A few things to learn.
Do not try to save the customer money, it will end up costing you.
In NJ it is hard to break into side work, the inspectors see so much bad stuff.
As said make your submittal for permit as complete, professional looking and full of as much information as possible without going overboard.
DO NOT get involved in any classification or reclassification of an area.
If your permit is anything like this post you need to be able to express yourself better no shortcuts on words, proper spelling, complete sentences and so on.

This may end up costing you money or the job but you will learn from it. Your only chance may be to find someone to take the job and sell them the material you got. 
You asked for information and help, don't take our posts the wrong way.

Cowboy


----------



## Malywr (Jan 23, 2018)

just the cowboy said:


> @HackWork. oops that don't work no more, he would of told you how to get around permit.
> @Malywr you list your job as plant maintenance, is this side work or did you start your own business?
> A few things to learn.
> Do not try to save the customer money, it will end up costing you.
> ...


I started own business but not full time yet don’t have enough work and 
I don’t know how to change my profile so I didn’t bother. 
Thank you for your response you gave me some good tips 
But I still don’t know where to find all those required information I asked in first post 
In the future permits I will need to fill that completely and correctly


----------



## BleedingLungsMurphy (10 mo ago)

Malywr said:


> school cafeteria


Welcome to the wonderful world of institutional electrical work. 

It sounds like you need to hire a consultant with experience. I would suggest reaching out to a local company.


----------



## Malywr (Jan 23, 2018)

BleedingLungsMurphy said:


> Welcome to the wonderful world of institutional electrical work.
> 
> It sounds like you need to hire a consultant with experience. I would suggest reaching out to a local company.


It is 3 weeks since permit denied and inspector don’t respond to my massages. I went to the office but he did not show up that day. 
What should I do and how much longer I should wait ?


Sent from my iPhone using Tapatalk


----------



## kb1jb1 (Nov 11, 2017)

BleedingLungsMurphy said:


> Welcome to the wonderful world of institutional electrical work.
> 
> It sounds like you need to hire a consultant with experience. I would suggest reaching out to a local company.

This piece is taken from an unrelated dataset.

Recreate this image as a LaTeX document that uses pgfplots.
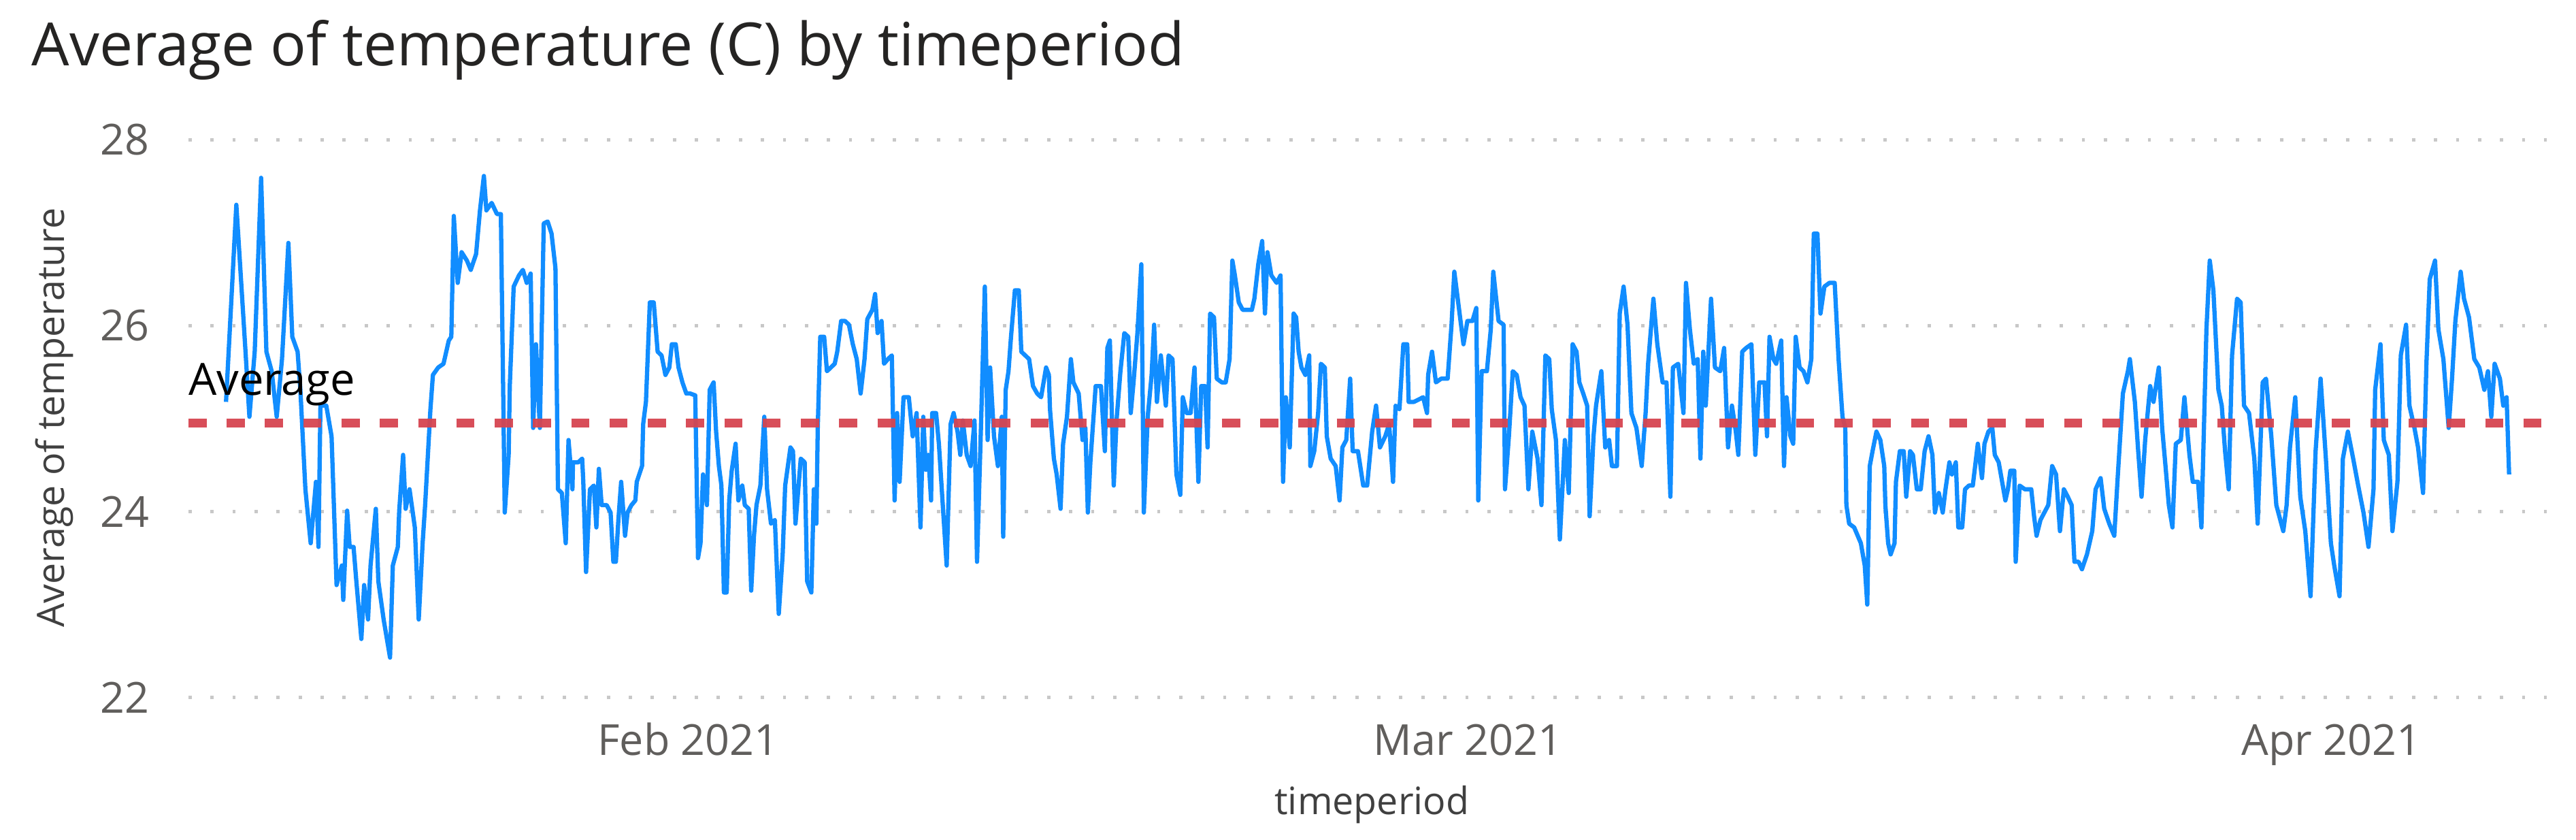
\documentclass[border=0pt]{standalone}
\usepackage{fontspec}
\setmainfont{Open Sans}
\usepackage{pgfplots}
\pgfplotsset{compat=1.18}
\definecolor{pbblue}{HTML}{118DFF}
\definecolor{pbred}{HTML}{D64550}
\definecolor{titlecol}{HTML}{252423}
\definecolor{labcol}{HTML}{404040}
\definecolor{tickcol}{HTML}{605E5C}
\definecolor{gridcol}{HTML}{C8C8C8}
\pgfplotstableread{
d v
-16.60 25.18
-16.23 27.30
-15.90 25.72
-15.76 25.02
-15.57 25.72
-15.34 27.59
-15.15 25.72
-14.96 25.51
-14.78 25.02
-14.59 25.64
-14.36 26.89
-14.22 25.88
-14.03 25.72
-13.93 25.31
-13.75 24.24
-13.56 23.66
-13.37 24.32
-13.28 23.62
-13.21 25.14
-13.00 25.14
-12.81 24.81
-12.63 23.21
-12.44 23.42
-12.39 23.05
-12.25 24.01
-12.16 23.62
-12.02 23.62
-11.92 23.25
-11.74 22.63
-11.64 23.21
-11.50 22.84
-11.41 23.42
-11.22 24.03
-11.13 23.25
-10.94 22.84
-10.71 22.43
-10.61 23.42
-10.43 23.62
-10.38 24.01
-10.24 24.61
-10.15 24.03
-10.01 24.24
-9.82 23.83
-9.68 22.84
-9.54 23.66
-9.45 24.07
-9.26 25.10
-9.17 25.47
-8.98 25.55
-8.79 25.59
-8.60 25.84
-8.51 25.88
-8.42 27.18
-8.28 26.46
-8.14 26.79
-7.95 26.70
-7.81 26.60
-7.62 26.77
-7.48 27.24
-7.34 27.61
-7.25 27.24
-7.06 27.32
-6.87 27.20
-6.73 27.20
-6.59 23.99
-6.45 24.61
-6.41 25.35
-6.27 26.42
-6.08 26.54
-5.94 26.60
-5.80 26.46
-5.66 26.56
-5.57 24.90
-5.47 25.80
-5.33 24.90
-5.19 27.10
-5.05 27.12
-4.91 26.99
-4.77 26.62
-4.68 24.24
-4.54 24.20
-4.40 23.66
-4.30 24.77
-4.16 24.24
-4.14 24.53
-3.95 24.53
-3.81 24.57
-3.77 24.32
-3.67 23.35
-3.53 24.24
-3.39 24.28
-3.30 23.83
-3.21 24.46
-3.11 24.07
-2.93 24.07
-2.79 23.99
-2.69 23.46
-2.60 23.46
-2.51 23.91
-2.41 24.32
-2.27 23.74
-2.18 23.99
-2.04 24.07
-1.90 24.12
-1.85 24.32
-1.66 24.49
-1.62 24.94
-1.52 25.18
-1.38 26.25
-1.24 26.25
-1.10 25.72
-0.96 25.68
-0.82 25.47
-0.68 25.55
-0.59 25.80
-0.45 25.80
-0.35 25.55
-0.21 25.39
-0.07 25.27
0.07 25.27
0.25 25.25
0.35 23.50
0.44 23.66
0.53 24.40
0.67 24.07
0.77 25.31
0.91 25.39
1.00 24.86
1.10 24.49
1.19 24.28
1.28 23.13
1.38 23.13
1.47 24.12
1.56 24.44
1.70 24.73
1.80 24.12
1.94 24.28
2.03 24.07
2.17 24.03
2.26 23.15
2.36 23.74
2.45 24.07
2.59 24.28
2.73 25.02
2.83 24.24
2.97 23.87
3.11 23.91
3.25 22.90
3.39 23.54
3.48 24.28
3.67 24.69
3.76 24.65
3.85 23.87
4.04 24.57
4.18 24.53
4.27 23.25
4.42 23.13
4.51 24.24
4.60 23.87
4.65 24.90
4.74 25.88
4.88 25.88
4.98 25.51
5.12 25.55
5.26 25.59
5.35 25.72
5.49 26.05
5.63 26.05
5.77 26.01
5.91 25.80
6.05 25.64
6.19 25.27
6.33 25.64
6.43 26.07
6.61 26.17
6.71 26.34
6.80 25.92
6.94 26.05
7.03 25.59
7.17 25.64
7.31 25.68
7.41 24.12
7.50 25.06
7.59 24.32
7.73 25.23
7.92 25.23
8.06 24.81
8.20 25.06
8.34 23.83
8.44 25.02
8.53 24.45
8.62 24.61
8.72 24.12
8.76 25.06
8.90 25.06
9.00 24.73
9.14 24.07
9.28 23.42
9.42 24.94
9.53 25.06
9.67 24.86
9.77 24.61
9.86 24.98
10.00 24.61
10.14 24.49
10.28 24.98
10.37 23.46
10.51 24.90
10.65 26.42
10.75 24.77
10.84 25.55
10.98 24.81
11.12 24.49
11.26 25.02
11.31 23.73
11.40 25.31
11.50 25.51
11.59 25.88
11.73 26.38
11.87 26.38
11.96 25.72
12.10 25.68
12.24 25.64
12.38 25.35
12.53 25.27
12.67 25.23
12.85 25.55
12.95 25.47
12.99 25.10
13.13 24.57
13.23 24.40
13.37 24.03
13.46 24.73
13.60 25.02
13.74 25.64
13.83 25.39
14.02 25.27
14.16 24.77
14.26 24.90
14.35 23.99
14.44 24.53
14.63 25.35
14.82 25.35
14.96 24.65
15.05 25.76
15.14 25.84
15.28 24.28
15.38 24.98
15.52 25.51
15.66 25.92
15.80 25.88
15.89 25.06
15.99 25.39
16.13 25.92
16.27 26.66
16.36 23.99
16.50 25.02
16.64 25.47
16.73 26.01
16.83 25.18
16.97 25.68
17.15 25.14
17.25 25.68
17.39 25.64
17.53 24.40
17.67 24.18
17.76 25.23
17.90 25.06
18.04 25.06
18.18 25.55
18.32 24.32
18.42 25.35
18.56 25.35
18.65 24.69
18.74 26.13
18.88 26.09
18.98 25.43
19.16 25.39
19.30 25.39
19.44 25.64
19.54 26.70
19.63 26.54
19.77 26.25
19.91 26.17
20.24 26.17
20.33 26.29
20.47 26.66
20.61 26.91
20.71 26.13
20.80 26.79
20.94 26.54
21.13 26.46
21.27 26.54
21.36 24.32
21.46 25.23
21.60 24.69
21.74 26.13
21.83 26.09
21.92 25.72
22.02 25.55
22.16 25.47
22.30 25.68
22.34 24.49
22.48 24.65
22.62 25.06
22.72 25.59
22.86 25.55
22.93 24.81
23.07 24.57
23.25 24.49
23.39 24.12
23.49 24.69
23.63 24.77
23.77 25.43
23.86 24.65
24.05 24.65
24.24 24.28
24.38 24.28
24.56 24.86
24.70 25.14
24.84 24.69
25.03 24.81
25.17 24.94
25.31 24.32
25.40 25.14
25.54 25.10
25.68 25.80
25.82 25.80
25.87 25.18
26.06 25.18
26.39 25.23
26.53 25.06
26.57 25.47
26.71 25.72
26.85 25.39
27.04 25.43
27.27 25.43
27.41 26.01
27.51 26.58
27.70 26.13
27.84 25.80
27.98 26.05
28.16 26.05
28.30 26.19
28.37 24.12
28.49 25.51
28.68 25.51
28.82 25.96
28.91 26.58
29.10 26.05
29.28 26.01
29.33 24.24
29.47 24.81
29.61 25.51
29.75 25.47
29.89 25.23
30.03 25.14
30.17 24.24
30.31 24.86
30.50 24.57
30.64 24.07
30.78 25.68
30.92 25.64
31.01 25.10
31.16 24.77
31.30 23.70
31.48 24.77
31.62 24.20
31.76 25.80
31.90 25.72
32.00 25.39
32.14 25.27
32.28 25.14
32.37 23.95
32.51 24.81
32.60 25.14
32.79 25.51
32.93 24.69
33.07 24.77
33.17 24.49
33.35 24.49
33.45 26.13
33.59 26.42
33.73 26.01
33.87 25.06
34.05 24.90
34.24 24.49
34.38 25.06
34.47 25.59
34.66 26.29
34.80 25.80
34.99 25.39
35.13 25.39
35.27 24.16
35.36 25.55
35.55 25.59
35.74 25.06
35.83 26.46
35.97 25.96
36.11 25.59
36.25 25.64
36.35 24.57
36.45 25.72
36.54 25.14
36.73 26.29
36.87 25.55
37.06 25.51
37.20 25.76
37.34 24.69
37.48 25.14
37.62 24.86
37.71 24.61
37.85 25.72
37.99 25.76
38.18 25.80
38.32 24.61
38.46 25.39
38.65 25.39
38.74 24.81
38.83 25.88
38.97 25.64
39.07 25.59
39.25 25.84
39.35 24.49
39.44 25.23
39.58 24.81
39.68 24.73
39.77 25.88
39.91 25.55
40.05 25.51
40.19 25.39
40.33 25.64
40.42 26.99
40.55 26.99
40.66 26.13
40.80 26.42
40.98 26.46
41.17 26.46
41.31 25.64
41.45 25.02
41.55 24.90
41.59 24.07
41.69 23.87
41.87 23.83
42.11 23.66
42.25 23.42
42.34 23.00
42.43 24.49
42.53 24.65
42.67 24.86
42.81 24.77
42.95 24.49
42.99 24.07
43.09 23.66
43.18 23.54
43.32 23.66
43.37 24.32
43.51 24.65
43.65 24.65
43.74 24.16
43.88 24.65
43.98 24.61
44.12 24.24
44.26 24.24
44.40 24.65
44.54 24.81
44.68 24.61
44.77 23.99
44.91 24.20
45.05 23.99
45.15 24.24
45.29 24.53
45.38 24.40
45.52 24.53
45.61 23.83
45.75 23.83
45.85 24.24
45.99 24.28
46.13 24.28
46.31 24.73
46.46 24.36
46.55 24.73
46.69 24.86
46.83 24.90
46.92 24.61
47.06 24.53
47.16 24.36
47.30 24.12
47.39 24.24
47.48 24.44
47.62 24.44
47.67 23.46
47.81 24.28
48.00 24.24
48.23 24.24
48.33 23.95
48.42 23.74
48.56 23.91
48.70 23.99
48.84 24.07
48.98 24.49
49.12 24.40
49.26 23.79
49.40 24.24
49.54 24.16
49.68 24.07
49.78 23.46
49.93 23.46
50.05 23.38
50.23 23.54
50.42 23.79
50.54 24.24
50.72 24.36
50.85 24.03
51.03 23.87
51.21 23.74
51.34 24.40
51.52 25.27
51.70 25.51
51.77 25.64
51.95 25.18
52.07 24.65
52.19 24.16
52.32 24.77
52.50 25.35
52.62 25.18
52.81 25.55
52.93 24.90
53.05 24.49
53.17 24.07
53.30 23.83
53.42 24.73
53.60 24.77
53.73 25.23
53.91 24.61
54.03 24.32
54.22 24.32
54.34 23.83
54.52 25.96
54.64 26.70
54.77 26.38
54.95 25.31
55.07 25.14
55.19 24.65
55.32 24.24
55.44 25.68
55.62 26.29
55.75 26.25
55.87 25.14
56.05 25.06
56.24 24.57
56.36 23.87
56.54 25.39
56.66 25.43
56.85 24.81
57.03 24.07
57.28 23.79
57.40 24.07
57.52 24.69
57.71 25.23
57.89 24.16
58.07 23.79
58.26 23.09
58.44 24.65
58.62 25.43
58.81 24.57
58.99 23.66
59.11 23.42
59.30 23.09
59.42 24.57
59.60 24.86
59.79 24.57
59.97 24.28
60.16 23.99
60.34 23.62
60.52 24.24
60.58 25.31
60.77 25.80
60.89 24.77
61.07 24.61
61.20 23.79
61.38 24.32
61.50 25.68
61.69 26.01
61.81 25.14
61.99 24.90
62.12 24.69
62.30 24.20
62.42 25.59
62.54 26.50
62.73 26.70
62.85 25.96
63.03 25.64
63.22 24.90
63.34 25.43
63.46 26.05
63.65 26.58
63.77 26.29
63.95 26.09
64.14 25.64
64.32 25.55
64.50 25.31
64.63 25.51
64.75 25.02
64.87 25.59
65.06 25.43
65.18 25.14
65.30 25.23
65.39 24.40
}\temps
\pgfplotstableread{
d v
-17.95 24.95
66.73 24.95
}\avgline
\begin{document}
\begin{tikzpicture}
\useasboundingbox (0pt,0pt) rectangle (1568pt,511pt);
\begin{axis}[
  at={(114.7pt,86.6pt)}, anchor=south west,
  scale only axis, width=1435.3pt, height=339.4pt,
  xmin=-17.95, xmax=66.73, ymin=22, ymax=28,
  clip=false,
  axis line style={draw=none},
  tick style={draw=none},
  major tick length=0pt,
  xtick={0,28,59}, xticklabels={Feb 2021,Mar 2021,Apr 2021},
  ytick={22,24,26,28},
  ymajorgrids,
  major grid style={gridcol, line width=2.2pt, dash pattern=on 2pt off 11.4pt},
  /pgf/number format/assume math mode=true,
  ticklabel style={font=\fontsize{26}{30}\selectfont, text=tickcol, inner sep=0pt},
  xticklabel style={anchor=base, yshift=-35.3pt},
  yticklabel style={anchor=east, xshift=-23.7pt},
  title={Average of temperature (C) by timeperiod},
  title style={at={(axis description cs:-0.0666,1.1155)}, anchor=base west, yshift=0pt, inner sep=0pt, font=\fontsize{36.3}{43}\selectfont, text=titlecol},
  xlabel={timeperiod},
  xlabel style={at={(axis description cs:0.5019,-0.2098)}, anchor=base, inner sep=0pt, font=\fontsize{23}{28}\selectfont, text=labcol},
  ylabel={Average of temperature},
  ylabel style={at={(axis description cs:-0.0526,0.502)}, anchor=base, inner sep=0pt, font=\fontsize{23}{28}\selectfont, text=labcol},
]
\addplot[pbblue, line width=2.6pt, line join=round] table[x=d, y=v] {\temps};
\addplot[pbred, opacity=0.95, line width=5.5pt, dash pattern=on 11pt off 12.3pt] table[x=d, y=v] {\avgline};
\node[anchor=base west, inner sep=0pt, font=\fontsize{27}{32}\selectfont, text=black, yshift=17.2pt] at (axis cs:-17.95,24.95) {Average};
\end{axis}
\end{tikzpicture}
\end{document}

Local company might not do much better. For simple office renovations it takes 3 to 4 months sometimes. I have an underground service change to do and I am over 2 months waiting for the utility to come to check out the site to tell me what they want done. I am thinking to do it on the fly and not bother with permits and inspections. If I don't work then no money is coming in.


----------



## Malywr (Jan 23, 2018)

kb1jb1 said:


> Local company might not do much better. For simple office renovations it takes 3 to 4 months sometimes. I have an underground service change to do and I am over 2 months waiting for the utility to come to check out the site to tell me what they want done. I am thinking to do it on the fly and not bother with permits and inspections. If I don't work then no money is coming in.


Yes i am same 
Lock of response…… bwwwa


----------